Sailing The Southern and Western Florida Coastline During The Civil War

Interesting hand drawn sea chart sketch of a voyage in the North Atlantic, tracking the journey of a ship from Portsmouth, New Hampshire to Apalachicola Bay, with a lengthy period on the southeast coast of Florida and the Bahamas.  The last month of the tracks are confined to the area between Great Abaco Island and the west coast of Florida.

The chart shows the track of a voyage beginning in Portsmouth, New Hampshire in July, which resulted in two week out and back loop into the north Atlantic, before turing toward the Mid-Atlantic coastline, where it spent several days in early August, before sailing for the Bahamas.  The ship made a loop around Grand Bahama and Great Abaco Islands in mid-August, before patrolling the Bahama Channel, as far as the Florida Keys, between about August 26 and September 8.  Thereafter, the ship passed the western Florida Keys by September 9 and proceeding to what appears to be Appalachiola Bay.

The overall configuration of the chart suggests that it was copied from a commercial navigation chart of the Atlantic Ocean, with the most likely candidate being a Blunt Chart of the North Atlantic Ocean, which would have depicted both the course of the Gulf Stream and the relative positions of the major place names in the Southeast and Gulf Coast.

The map appears to be a journal type map in the hand of a skillful artist.  The style is quite elegant for a sketch map of this type.  The contrast between coastal features is well executed, with the addition of the direction of the Gulf Stream and daily tracking of the journey of the ship indicative of the skills of the maker, who was likely maintaining a journal and likely also responsible for taking the daily location readings which are plotted in red.

The details in red on the Florida Coast are quite curious.  The maker has done an excellent job sketching the rough topography of the map and showing that the journey seems to have ended somewhere between St.

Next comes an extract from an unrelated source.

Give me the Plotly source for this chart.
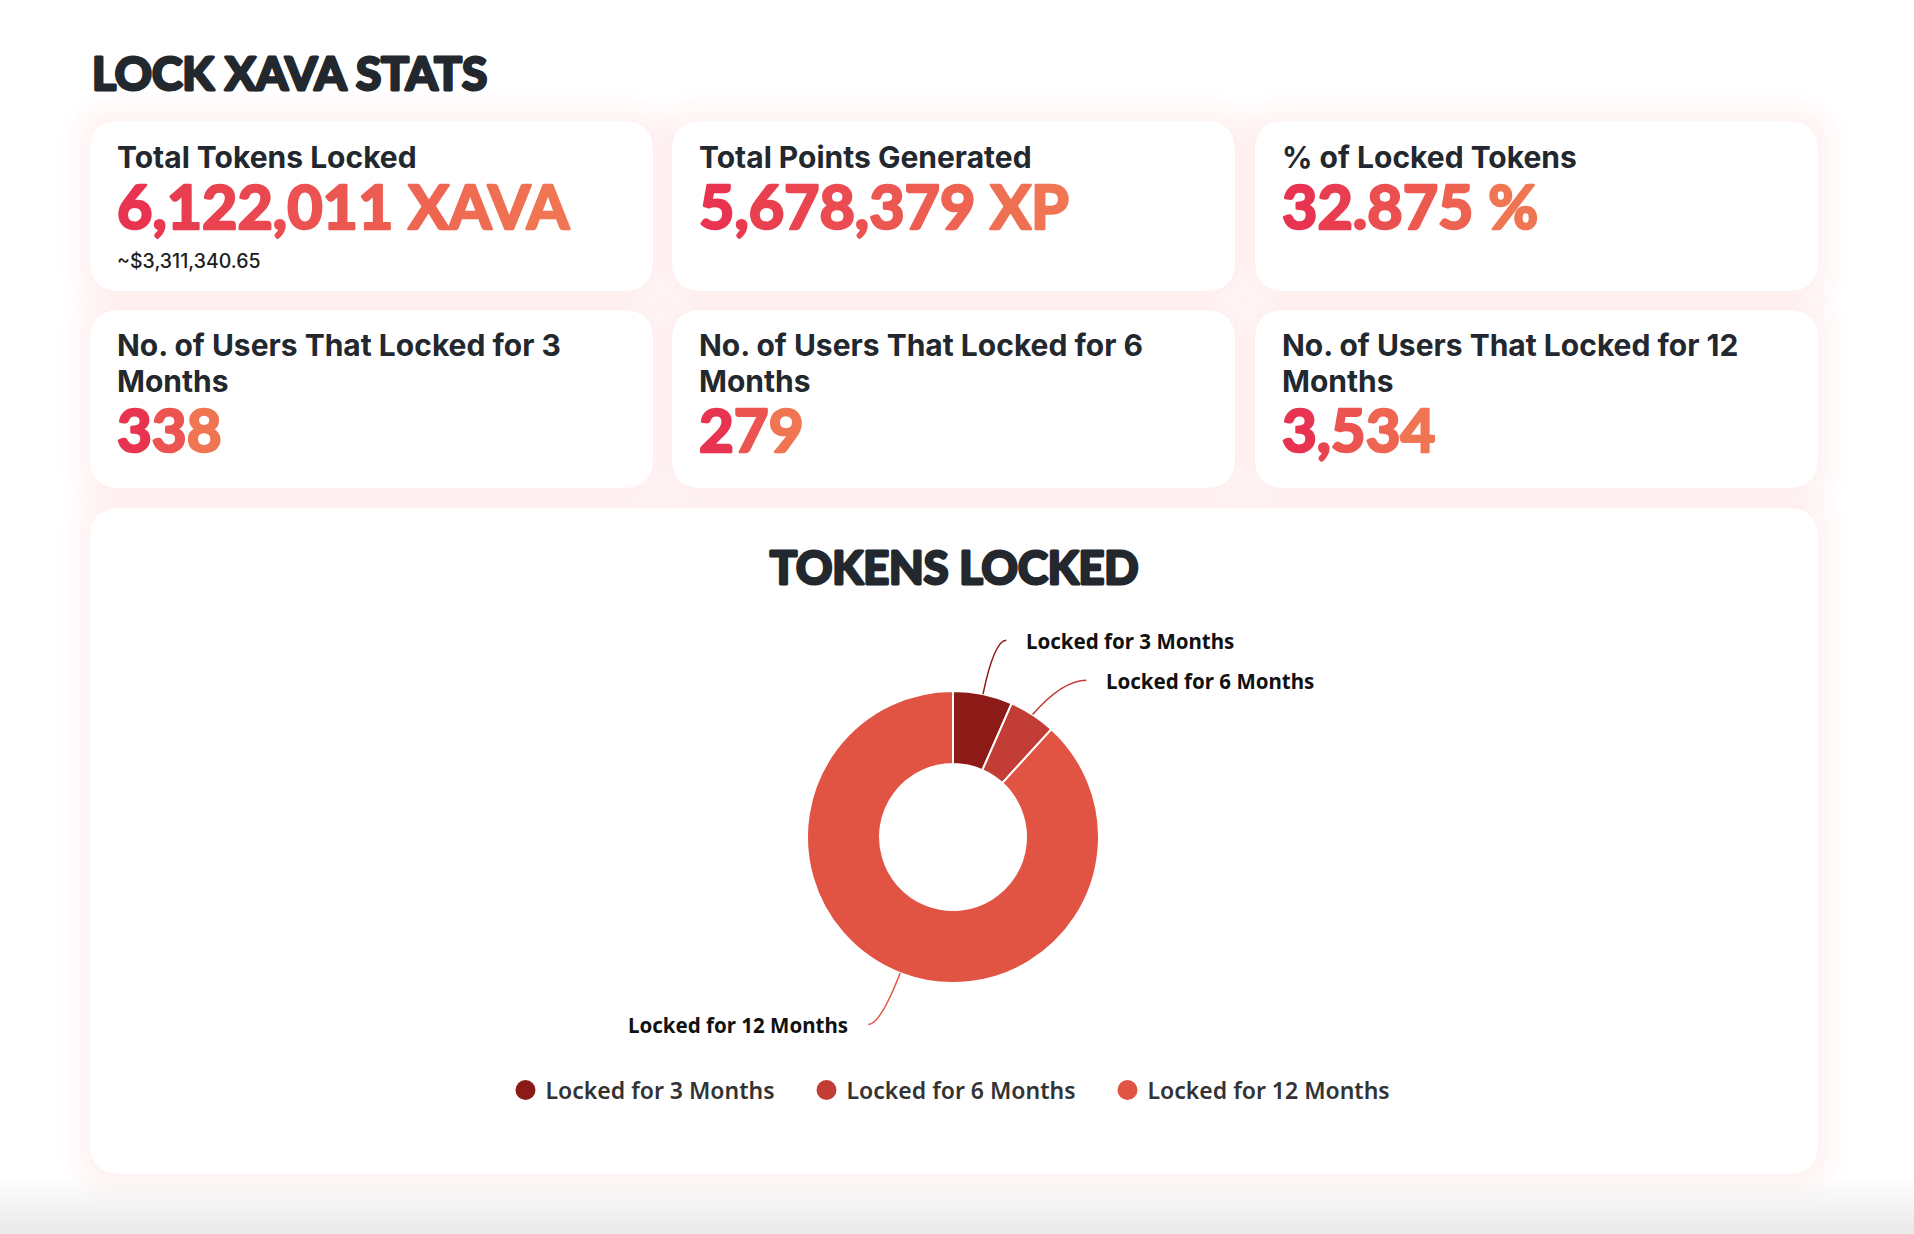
import plotly.graph_objects as go
import math

# ---------------- data ----------------
stat_labels = ["Total Tokens Locked", "Total Points Generated", "% of Locked Tokens"]
stat_values = ["6,122,011 XAVA", "5,678,379 XP", "32.875 %"]
stat_subs = ["~$3,311,340.65", "", ""]

user_labels_l1 = ["No. of Users That Locked for 3",
                  "No. of Users That Locked for 6",
                  "No. of Users That Locked for 12"]
user_labels_l2 = ["Months", "Months", "Months"]
user_values = ["338", "279", "3,534"]

lock_periods = ["Locked for 3 Months", "Locked for 6 Months", "Locked for 12 Months"]
tokens_locked = [403000, 318000, 5401011]
slice_colors = ["#8c1a17", "#c23d36", "#e15443"]

page_title = "LOCK XAVA STATS"
chart_title = "TOKENS LOCKED"

# ---------------- layout constants ----------------
W, H = 1914, 1234
DARK = "#23272e"
HEAVY = "Lato"

def heavy_span(ch, col, sw):
    return ("<span style='color:%s;stroke:%s;stroke-width:%.1fpx;stroke-linejoin:round'>%s</span>"
            % (col, col, sw, ch))

def grad_text(s, c0=(232, 52, 80), c1=(240, 117, 82), sw=2.6):
    n = max(len(s) - 1, 1)
    out = []
    for i, ch in enumerate(s):
        t = i / n
        c = tuple(round(c0[k] + (c1[k] - c0[k]) * t) for k in range(3))
        out.append(heavy_span(ch, "rgb(%d,%d,%d)" % c, sw))
    return "".join(out)

def rrect(x0, y0, x1, y1, r):
    return (f"M{x0+r},{y0} L{x1-r},{y0} Q{x1},{y0} {x1},{y0+r} L{x1},{y1-r} "
            f"Q{x1},{y1} {x1-r},{y1} L{x0+r},{y1} Q{x0},{y1} {x0},{y1-r} "
            f"L{x0},{y0+r} Q{x0},{y0} {x0+r},{y0} Z")

shapes = []
annotations = []

# bottom grey fade of the page
for k in range(10):
    shapes.append(dict(type="rect", xref="x", yref="y", x0=0, x1=W, y0=1180 + k * 5, y1=H,
                       fillcolor="rgba(0,0,0,0.0068)", line=dict(width=0), layer="below"))

col_x0 = [90, 672, 1255]
card_w = 563
rows = [(121, 291), (310, 488)]
chart_box = (90, 508, 1818, 1174)
boxes = []
for (y0, y1) in rows:
    for x0 in col_x0:
        boxes.append((x0, y0, x0 + card_w, y1))
boxes.append(chart_box)

# glow
for d in (30, 23, 16, 10, 5, 2):
    for (x0, y0, x1, y1) in boxes:
        shapes.append(dict(type="path", xref="x", yref="y",
                           path=rrect(x0 - d, y0 - d, x1 + d, y1 + d, 30 + d),
                           fillcolor="rgba(236,100,100,0.014)", line=dict(width=0), layer="below"))
for (x0, y0, x1, y1) in boxes:
    shapes.append(dict(type="path", xref="x", yref="y", path=rrect(x0, y0, x1, y1, 30),
                       fillcolor="#ffffff", line=dict(width=0), layer="below"))

# titles
annotations.append(dict(x=90, y=72, xref="x", yref="y", xanchor="left", yanchor="middle",
                        text=heavy_span(page_title, DARK, 3.0), showarrow=False,
                        font=dict(family=HEAVY, size=46, weight=700, color=DARK)))
annotations.append(dict(x=954, y=567, xref="x", yref="y", xanchor="center", yanchor="middle",
                        text=heavy_span(chart_title, DARK, 3.0), showarrow=False,
                        font=dict(family=HEAVY, size=45, weight=700, color=DARK)))

# stat cards
LBL = dict(family="Inter", size=30, weight=700, color=DARK)
VAL1 = dict(family=HEAVY, size=61, weight=700, color="#e8354f")
VAL2 = dict(family=HEAVY, size=60, weight=700, color="#e8354f")
for i in range(3):
    tx = col_x0[i] + 25
    annotations.append(dict(x=tx, y=157, xref="x", yref="y", xanchor="left", yanchor="middle",
                            text=stat_labels[i], showarrow=False, font=LBL))
    annotations.append(dict(x=tx, y=205.5, xref="x", yref="y", xanchor="left", yanchor="middle",
                            text=grad_text(stat_values[i]), showarrow=False, font=VAL1))
    if stat_subs[i]:
        annotations.append(dict(x=tx, y=261, xref="x", yref="y", xanchor="left", yanchor="middle",
                                text=stat_subs[i], showarrow=False,
                                font=dict(family="Inter", size=19.5, weight=500, color="#1e1e22")))
    annotations.append(dict(x=tx, y=345, xref="x", yref="y", xanchor="left", yanchor="middle",
                            text=user_labels_l1[i], showarrow=False, font=LBL))
    annotations.append(dict(x=tx, y=380.5, xref="x", yref="y", xanchor="left", yanchor="middle",
                            text=user_labels_l2[i], showarrow=False, font=LBL))
    annotations.append(dict(x=tx, y=429, xref="x", yref="y", xanchor="left", yanchor="middle",
                            text=grad_text(user_values[i]), showarrow=False, font=VAL2))

# donut geometry
cx, cy, R = 953, 837, 146
dom_x = [(cx - R) / W, (cx + R) / W]
dom_y = [(H - cy - R) / H, (H - cy + R) / H]

total = sum(tokens_locked)
cum = 0
leaders = []
for i, v in enumerate(tokens_locked):
    mid = (cum + v / 2) / total * 2 * math.pi
    cum += v
    sx, sy = math.sin(mid), -math.cos(mid)
    p0 = (cx + R * sx, cy + R * sy)
    p1 = (p0[0] + 55 * sx, p0[1] + 55 * sy)
    side = 1 if sx >= 0 else -1
    leaders.append([p0, p1, side])

# simple label de-overlap per side (push later labels down)
for side in (1, -1):
    items = sorted([l for l in leaders if l[2] == side], key=lambda l: l[1][1])
    last = None
    for l in items:
        y = l[1][1]
        if last is not None and y < last + 40:
            y = last + 40
        l.append(y)
        last = y

for i, (p0, p1, side, ly) in enumerate(leaders):
    push = abs(ly - p1[1])
    p2 = (p1[0] + (12 + push) * side, ly)
    shapes.append(dict(type="path", xref="x", yref="y",
                       path=f"M{p0[0]:.1f},{p0[1]:.1f} Q{p1[0]:.1f},{ly:.1f} {p2[0]:.1f},{p2[1]:.1f}",
                       line=dict(color=slice_colors[i], width=1.5)))
    annotations.append(dict(x=p2[0] + 18 * side, y=p2[1] + 1, xref="x", yref="y",
                            xanchor="left" if side > 0 else "right", yanchor="middle",
                            text=lock_periods[i], showarrow=False,
                            font=dict(family="Noto Sans", size=20.5, weight=700, color="#111111")))

fig = go.Figure()
fig.add_trace(go.Pie(labels=lock_periods, values=tokens_locked, hole=0.5, sort=False,
                     direction="clockwise", rotation=0, textinfo="none", showlegend=False,
                     marker=dict(colors=slice_colors, line=dict(color="#ffffff", width=2)),
                     domain=dict(x=dom_x, y=dom_y)))
for name, c in zip(lock_periods, slice_colors):
    fig.add_trace(go.Scatter(x=[None], y=[None], mode="markers", name=name,
                             marker=dict(symbol="circle", size=16, color=c,
                                         line=dict(color=c, width=4))))

fig.update_layout(
    width=W, height=H, margin=dict(l=0, r=0, t=0, b=0),
    paper_bgcolor="#ffffff", plot_bgcolor="rgba(0,0,0,0)",
    xaxis=dict(range=[0, W], visible=False, fixedrange=True),
    yaxis=dict(range=[H, 0], visible=False, fixedrange=True),
    shapes=shapes, annotations=annotations,
    legend=dict(orientation="h", x=0.5, xanchor="center", y=(H - 1090) / H, yanchor="middle",
                font=dict(family="Noto Sans", size=23, weight=600, color="#333333"),
                entrywidth=256, entrywidthmode="pixels", itemclick=False),
)

fig.write_html("out.html", config={"displayModeBar": False},
               post_script="document.body.style.margin='0';document.body.style.overflow='hidden';")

Andrew Bay and Apalachicola Bay, although there is also a faint red circle not connected to the route at Apalachee Bay, downriver from Tallahassee.  

A note on the verso suggests that the map was created during the American Civil War, with the internal evidence strongly suggesting that the final point reached on the journey depicted on the chart is Apalachicola Bay.

Prior to the arrival of the railroad in the south, Apalachicola was Florida's busiest port and the third busiest port on the Gulf of Mexico (after New Orleans and Mobile), so this is the likely destination.  The two primary industries in the region were cotton and lumber.  The Chattahoochee and Flint River tributaries were navigable as far north as Columbus and Albany in Georgia, which made Apalachicola vital Southern shipping port.  However, by the Spring of 1862, Apalachicola Bay had been abandoned by Confederate troops due to a blockade by the Union Navy and Apalachicola collapsed as a port town.

With the foregoing in mind, if the journey shown between July 14 and September 12 was in fact during the Civil War, it most likely could only have been either a trade voyage during 1861 or part of the post-blockade reinforcement by the Union Navy between 1862 and 1865. However, even by September 1861, the Union blockade was in place.  Given the course of the voyage, including non-linear nature of the tracks, the most likely maker was either part of the Union Navy or possibly a confederate privateer.

Given the curious route depicted, further research would likely reveal our mystery ship.

Provenance:  Brunk, November 12, 2022, Lot #764, with the following description:

American, probably Civil War era, hand drawn map on wove paper with J. Whatman's watermark . . .  Inscribed verso "Civil War Map/probably a voyage by a Union gunboat beginning at Portsmouth, N.H. July 14 and ending on Florida coast Sept. 12".